Each line that follows should be printed again exactly as it stands.

Raw data:
• • • • • • •

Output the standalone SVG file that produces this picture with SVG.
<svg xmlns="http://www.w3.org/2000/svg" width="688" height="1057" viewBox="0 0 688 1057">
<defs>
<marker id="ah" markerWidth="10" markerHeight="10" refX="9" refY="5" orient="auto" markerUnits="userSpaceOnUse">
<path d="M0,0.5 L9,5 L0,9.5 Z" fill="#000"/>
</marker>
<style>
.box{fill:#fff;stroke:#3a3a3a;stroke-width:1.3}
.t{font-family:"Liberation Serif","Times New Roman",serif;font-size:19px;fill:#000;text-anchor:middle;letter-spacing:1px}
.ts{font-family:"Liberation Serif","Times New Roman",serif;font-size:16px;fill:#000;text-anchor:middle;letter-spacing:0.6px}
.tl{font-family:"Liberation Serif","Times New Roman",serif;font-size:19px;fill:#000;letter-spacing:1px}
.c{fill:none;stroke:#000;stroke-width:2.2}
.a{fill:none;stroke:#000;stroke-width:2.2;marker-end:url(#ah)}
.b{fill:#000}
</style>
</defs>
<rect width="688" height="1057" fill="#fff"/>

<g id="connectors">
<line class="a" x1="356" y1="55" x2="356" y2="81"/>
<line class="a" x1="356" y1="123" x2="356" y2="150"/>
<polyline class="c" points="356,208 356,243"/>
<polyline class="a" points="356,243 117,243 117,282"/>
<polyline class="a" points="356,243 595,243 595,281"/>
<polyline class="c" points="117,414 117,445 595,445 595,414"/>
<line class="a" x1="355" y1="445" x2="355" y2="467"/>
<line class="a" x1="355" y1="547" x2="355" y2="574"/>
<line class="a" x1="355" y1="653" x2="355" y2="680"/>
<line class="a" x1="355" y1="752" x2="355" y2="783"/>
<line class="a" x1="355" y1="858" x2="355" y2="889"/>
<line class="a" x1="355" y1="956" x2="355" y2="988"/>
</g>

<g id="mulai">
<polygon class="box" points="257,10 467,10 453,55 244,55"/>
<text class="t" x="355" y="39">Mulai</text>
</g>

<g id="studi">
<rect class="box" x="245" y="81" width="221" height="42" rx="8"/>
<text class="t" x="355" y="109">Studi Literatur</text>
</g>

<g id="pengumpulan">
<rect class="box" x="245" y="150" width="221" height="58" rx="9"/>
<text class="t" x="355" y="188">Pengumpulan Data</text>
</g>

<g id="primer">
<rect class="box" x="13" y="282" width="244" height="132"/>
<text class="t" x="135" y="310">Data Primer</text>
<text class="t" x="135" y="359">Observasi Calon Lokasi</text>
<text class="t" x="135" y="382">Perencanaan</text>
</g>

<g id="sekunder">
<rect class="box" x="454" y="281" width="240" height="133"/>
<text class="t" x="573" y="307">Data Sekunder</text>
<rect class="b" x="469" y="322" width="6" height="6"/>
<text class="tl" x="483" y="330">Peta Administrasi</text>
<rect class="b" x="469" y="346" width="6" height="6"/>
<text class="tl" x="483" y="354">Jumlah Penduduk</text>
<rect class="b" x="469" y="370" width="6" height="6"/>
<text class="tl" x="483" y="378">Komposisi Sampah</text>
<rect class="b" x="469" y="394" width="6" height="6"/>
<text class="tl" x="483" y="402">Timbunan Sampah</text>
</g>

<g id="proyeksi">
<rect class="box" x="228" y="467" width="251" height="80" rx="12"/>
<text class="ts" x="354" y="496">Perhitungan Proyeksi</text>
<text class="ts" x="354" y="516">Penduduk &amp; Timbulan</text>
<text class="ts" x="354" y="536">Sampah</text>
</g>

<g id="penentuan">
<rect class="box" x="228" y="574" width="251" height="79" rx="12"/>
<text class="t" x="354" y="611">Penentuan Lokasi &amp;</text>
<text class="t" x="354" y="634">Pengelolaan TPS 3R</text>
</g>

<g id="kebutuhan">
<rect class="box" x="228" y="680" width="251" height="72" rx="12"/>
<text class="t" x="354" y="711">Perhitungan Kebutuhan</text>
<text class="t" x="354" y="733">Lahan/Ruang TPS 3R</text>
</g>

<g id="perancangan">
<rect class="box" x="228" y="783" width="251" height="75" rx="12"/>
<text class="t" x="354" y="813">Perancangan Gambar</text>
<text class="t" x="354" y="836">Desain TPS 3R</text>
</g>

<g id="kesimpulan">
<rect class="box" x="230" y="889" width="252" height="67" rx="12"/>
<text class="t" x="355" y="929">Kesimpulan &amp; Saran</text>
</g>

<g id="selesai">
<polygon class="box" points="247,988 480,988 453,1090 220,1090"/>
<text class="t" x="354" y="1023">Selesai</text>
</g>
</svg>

• • • • • • •

Completed task:
Output the standalone SVG file that produces this picture with SVG.
<svg xmlns="http://www.w3.org/2000/svg" width="688" height="1057" viewBox="0 0 688 1057">
<defs>
<marker id="ah" markerWidth="10" markerHeight="10" refX="9" refY="5" orient="auto" markerUnits="userSpaceOnUse">
<path d="M0,0.5 L9,5 L0,9.5 Z" fill="#000"/>
</marker>
<style>
.box{fill:#fff;stroke:#3a3a3a;stroke-width:1.3}
.t{font-family:"Liberation Serif","Times New Roman",serif;font-size:19px;fill:#000;text-anchor:middle;letter-spacing:1px}
.ts{font-family:"Liberation Serif","Times New Roman",serif;font-size:16px;fill:#000;text-anchor:middle;letter-spacing:0.6px}
.tl{font-family:"Liberation Serif","Times New Roman",serif;font-size:19px;fill:#000;letter-spacing:1px}
.c{fill:none;stroke:#000;stroke-width:2.2}
.a{fill:none;stroke:#000;stroke-width:2.2;marker-end:url(#ah)}
.b{fill:#000}
</style>
</defs>
<rect width="688" height="1057" fill="#fff"/>

<g id="connectors">
<line class="a" x1="356" y1="55" x2="356" y2="81"/>
<line class="a" x1="356" y1="123" x2="356" y2="150"/>
<polyline class="c" points="356,208 356,243"/>
<polyline class="a" points="356,243 117,243 117,282"/>
<polyline class="a" points="356,243 595,243 595,281"/>
<polyline class="c" points="117,414 117,445 595,445 595,414"/>
<line class="a" x1="355" y1="445" x2="355" y2="467"/>
<line class="a" x1="355" y1="547" x2="355" y2="574"/>
<line class="a" x1="355" y1="653" x2="355" y2="680"/>
<line class="a" x1="355" y1="752" x2="355" y2="783"/>
<line class="a" x1="355" y1="858" x2="355" y2="889"/>
<line class="a" x1="355" y1="956" x2="355" y2="988"/>
</g>

<g id="mulai">
<polygon class="box" points="257,10 467,10 453,55 244,55"/>
<text class="t" x="355" y="39">Mulai</text>
</g>

<g id="studi">
<rect class="box" x="245" y="81" width="221" height="42" rx="8"/>
<text class="t" x="355" y="109">Studi Literatur</text>
</g>

<g id="pengumpulan">
<rect class="box" x="245" y="150" width="221" height="58" rx="9"/>
<text class="t" x="355" y="188">Pengumpulan Data</text>
</g>

<g id="primer">
<rect class="box" x="13" y="282" width="244" height="132"/>
<text class="t" x="135" y="310">Data Primer</text>
<text class="t" x="135" y="359">Observasi Calon Lokasi</text>
<text class="t" x="135" y="382">Perencanaan</text>
</g>

<g id="sekunder">
<rect class="box" x="454" y="281" width="240" height="133"/>
<text class="t" x="573" y="307">Data Sekunder</text>
<rect class="b" x="469" y="322" width="6" height="6"/>
<text class="tl" x="483" y="330">Peta Administrasi</text>
<rect class="b" x="469" y="346" width="6" height="6"/>
<text class="tl" x="483" y="354">Jumlah Penduduk</text>
<rect class="b" x="469" y="370" width="6" height="6"/>
<text class="tl" x="483" y="378">Komposisi Sampah</text>
<rect class="b" x="469" y="394" width="6" height="6"/>
<text class="tl" x="483" y="402">Timbunan Sampah</text>
</g>

<g id="proyeksi">
<rect class="box" x="228" y="467" width="251" height="80" rx="12"/>
<text class="ts" x="354" y="496">Perhitungan Proyeksi</text>
<text class="ts" x="354" y="516">Penduduk &amp; Timbulan</text>
<text class="ts" x="354" y="536">Sampah</text>
</g>

<g id="penentuan">
<rect class="box" x="228" y="574" width="251" height="79" rx="12"/>
<text class="t" x="354" y="611">Penentuan Lokasi &amp;</text>
<text class="t" x="354" y="634">Pengelolaan TPS 3R</text>
</g>

<g id="kebutuhan">
<rect class="box" x="228" y="680" width="251" height="72" rx="12"/>
<text class="t" x="354" y="711">Perhitungan Kebutuhan</text>
<text class="t" x="354" y="733">Lahan/Ruang TPS 3R</text>
</g>

<g id="perancangan">
<rect class="box" x="228" y="783" width="251" height="75" rx="12"/>
<text class="t" x="354" y="813">Perancangan Gambar</text>
<text class="t" x="354" y="836">Desain TPS 3R</text>
</g>

<g id="kesimpulan">
<rect class="box" x="230" y="889" width="252" height="67" rx="12"/>
<text class="t" x="355" y="929">Kesimpulan &amp; Saran</text>
</g>

<g id="selesai">
<polygon class="box" points="247,988 480,988 453,1090 220,1090"/>
<text class="t" x="354" y="1023">Selesai</text>
</g>
</svg>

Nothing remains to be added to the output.